The last book is all about her children and who they become. Her daughter Cicily marries young, as mentioned before, and then she begins a love affair with her cousin's husband. She acts just as her mother acted, but I don't think that Jane is aware of it. She thinks Cicily is horrible for her actions. Her other daughter Jenny doesn't want to marry, she wants to run a dog kennel in New York with her college roommate. Her son moves to Boston (where her husband's family is living) and works at a bank. I don't want to give the whole book away for those of you who want to read it, but it does end up well. One warning: you have to understand French in order to understand the ending. She finally does meet up with Andre in the end and goes with him to his studio and he says something to her in French and it offends her and she cares no more for him. I don't speak French and so therefore I didn't get what was going on. I did look it up on Google translation and this is what he said, "Love makes time pass, time makes love pass". I guess she was offended because after all this time his love had passed or maybe he thought her love for him had passed. I don't know.
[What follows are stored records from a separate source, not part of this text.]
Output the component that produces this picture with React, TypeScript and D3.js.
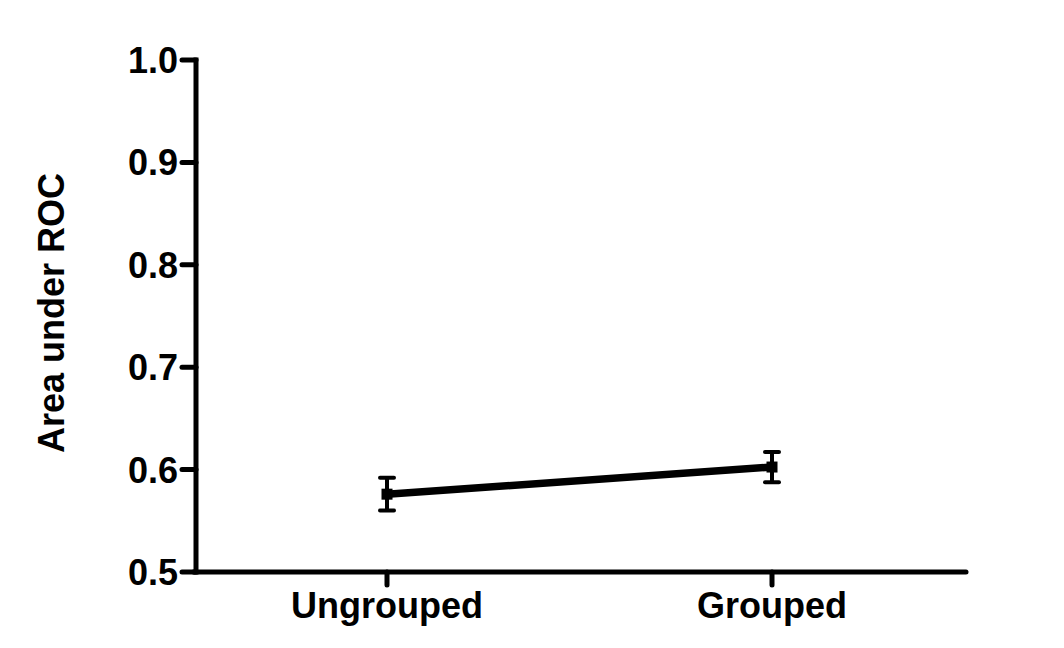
import React from "react";
import * as d3 from "d3";

const categories = ["Ungrouped", "Grouped"];
const means = [0.576, 0.6025];
const errors = [0.016, 0.0148];
const yTicks = [0.5, 0.6, 0.7, 0.8, 0.9, 1.0];

export default function App() {
  const W = 1064, H = 648;
  const x = d3.scalePoint<string>().domain(categories).range([387, 772]);
  const y = d3.scaleLinear().domain([0.5, 1.0]).range([572, 60]);
  const font = "Arial, 'Liberation Sans', sans-serif";
  const line = d3.line<number>().x((_, i) => x(categories[i])!).y((d) => y(d));
  return (
    <svg width={W} height={H} style={{ position: "absolute", left: 0, top: 0, background: "#fff" }}>
      {/* axes */}
      <line x1={196} x2={196} y1={57.5} y2={574.5} stroke="#000" strokeWidth={5} />
      <line x1={193.5} x2={966} y1={572} y2={572} stroke="#000" strokeWidth={5} strokeLinecap="round" />
      {yTicks.map((t) => (
        <g key={t}>
          <line x1={182} x2={196} y1={y(t)} y2={y(t)} stroke="#000" strokeWidth={5} strokeLinecap="round" />
          <text x={178} y={y(t)} dy="0.36em" textAnchor="end" fontFamily={font} fontWeight="bold" fontSize={36} fill="#000">
            {t.toFixed(1)}
          </text>
        </g>
      ))}
      {categories.map((c) => (
        <g key={c}>
          <line x1={x(c)} x2={x(c)} y1={572} y2={585} stroke="#000" strokeWidth={5} strokeLinecap="round" />
          <text x={x(c)} y={618} textAnchor="middle" fontFamily={font} fontWeight="bold" fontSize={36} fill="#000">
            {c}
          </text>
        </g>
      ))}
      <text transform={`translate(64,313) rotate(-90)`} textAnchor="middle" fontFamily={font} fontWeight="bold" fontSize={36} fill="#000">
        Area under ROC
      </text>
      {/* data line */}
      <path d={line(means)!} fill="none" stroke="#000" strokeWidth={7.5} />
      {means.map((m, i) => {
        const cx = x(categories[i])!;
        return (
          <g key={i}>
            <line x1={cx} x2={cx} y1={y(m + errors[i])} y2={y(m - errors[i])} stroke="#000" strokeWidth={4} />
            <line x1={cx - 7} x2={cx + 7} y1={y(m + errors[i])} y2={y(m + errors[i])} stroke="#000" strokeWidth={4} strokeLinecap="round" />
            <line x1={cx - 7} x2={cx + 7} y1={y(m - errors[i])} y2={y(m - errors[i])} stroke="#000" strokeWidth={4} strokeLinecap="round" />
            <rect x={cx - 5.5} y={y(m) - 5.5} width={11} height={11} fill="#000" />
          </g>
        );
      })}
    </svg>
  );
}
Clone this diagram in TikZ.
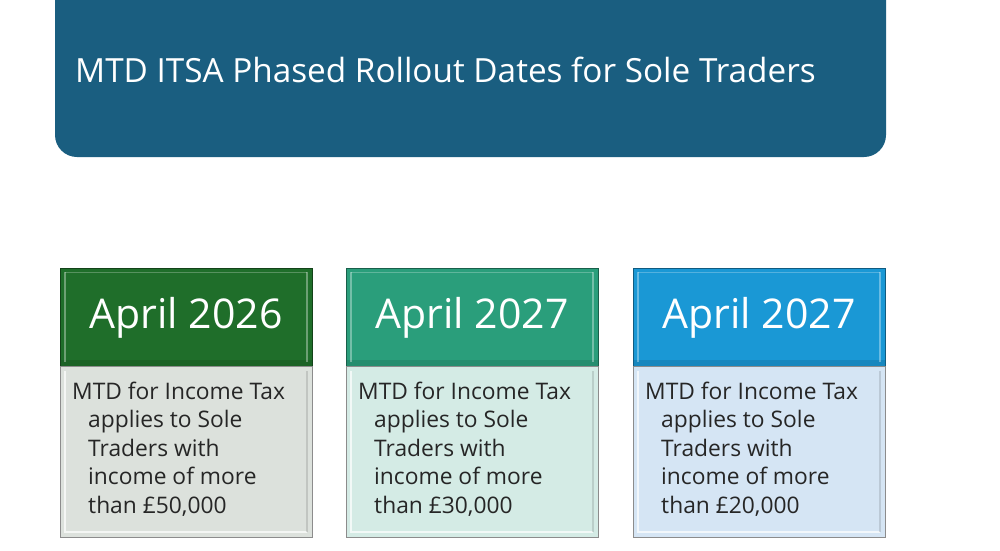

One other thing that bothered me about this is how nonchalant her husband was about everything. Once they got married Stephen's character took a back seat. The night Jimmy asked her to run away with him she tried to get Stephen to go walking with them (I do have to admit that she tried really hard not to be alone with Jimmy and she was very faithful until the night she said she would run away with Jimmy) but Stephen just told her to go with out him. He was a little unaware of what was going on. His wife was spending all this time with Jimmy, going to lunch with him, having him come out to their house for long periods of time, etc. Even the nurse and the maid had an idea of what was going on. Maybe he just had a lot of trust in his wife and was never concerned about it.
All in all this book was enjoyable to read and quite interesting. I enjoyed it for the most part. I do have to admit that it kind of dragged on in the end and a lot of the book was her thoughts instead of conversations, but it was still good.